The billboard was erected at the No.1 main bus terminus by the Zimbabwe Coalition on Debt and Development (ZIMCODD) as part of its #HowFar campaign.
ZIMCODD executive director, Janet Zhou confirmed the development arguing that the company advised them that the message offended the government.
She said though the campaign was non-partisan the polarisation had given rise to binary views and accusations.
“The campaign is not a partisan political campaign. Although partisan politics in Zimbabwe have caused polarization that has often resulted in binary views, accusations, and counter-accusations on public finance management, the #HowFar Campaign is not a partisan political persuasion nor is it in any way part of an electoral campaign for any political party.”
According to the organization, the #HowFar Campaign is an organized effort launched on 3 September 2021 to facilitate citizens right to ask and fulfill their desire to know how public resources are being managed.
The campaign was dismissed by some sections of society as seeking to discredit government efforts in addressing the country’s financial problems.
In Hwange, the campaign is zeroing in on dual administration service delivery done by Hwange Colliery Company and Hwange Local Board and following up on the issue of the incorporation of the concession area to fall under local authority. It also probes employment creation at stage 7 and 8 expansion project under the government’s mega deals and questions why workers are being paid peanuts.

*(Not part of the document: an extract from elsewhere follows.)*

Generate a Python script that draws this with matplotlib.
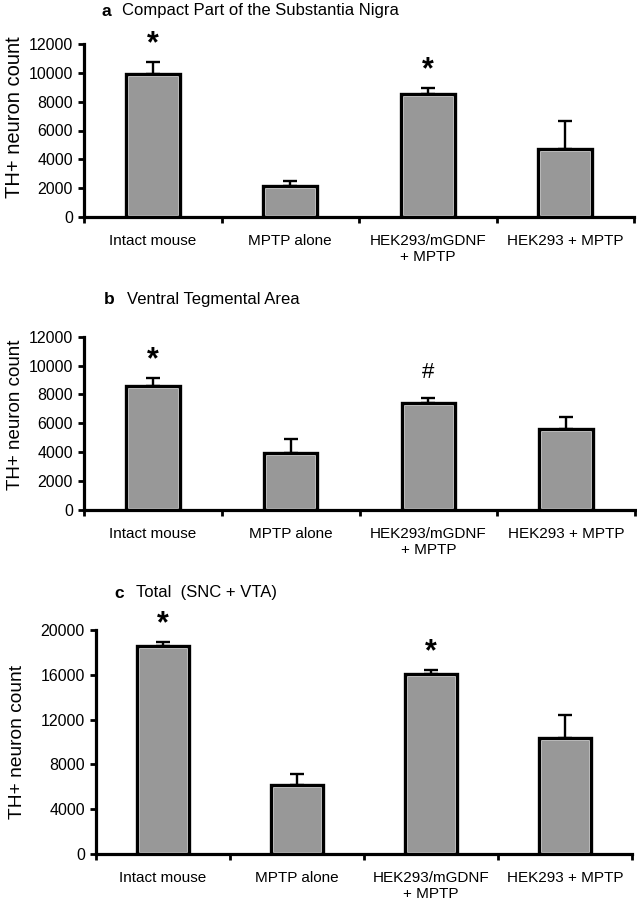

The campaign queries if Zimbabwe is open for business mantra is designed to benefit foreigners at the expense of locals in Matebeleland North.
The need for sustainable mining to counter environmental degradation and pollution due to mining activities is also brought under the lens.
Residents who spoke to CITE on the development said they were surprised to see workers from the company pulling down the billboard arguing that it was not proper.
“This is sad and strange to see a whole company pulling down a message asking for accountability. What message is being portrayed by that action let alone from a private entity that has nothing to do with the message. Here Colliery misfired by this unnecessary action,” said one resident.
Another resident said it was suspicious that the company would decide to speak on behalf of the government.
“Colliery is known as a mining company but to see it now speaking on behalf of the state raises eyebrows. What’s their interest in the matter where genuine questions are being asked concerning a national project, not a private one. Such actions are tantamount to restricting citizens participation in the national discourse. I believe that as citizens we have a right to ask for accountability,” said one resident who refused to be named for fear of reprisals.
A comment from HCCL corporate affairs manager, Dr Beauty Mutombe could not be obtained at the time of publishing as her phone went unanswered.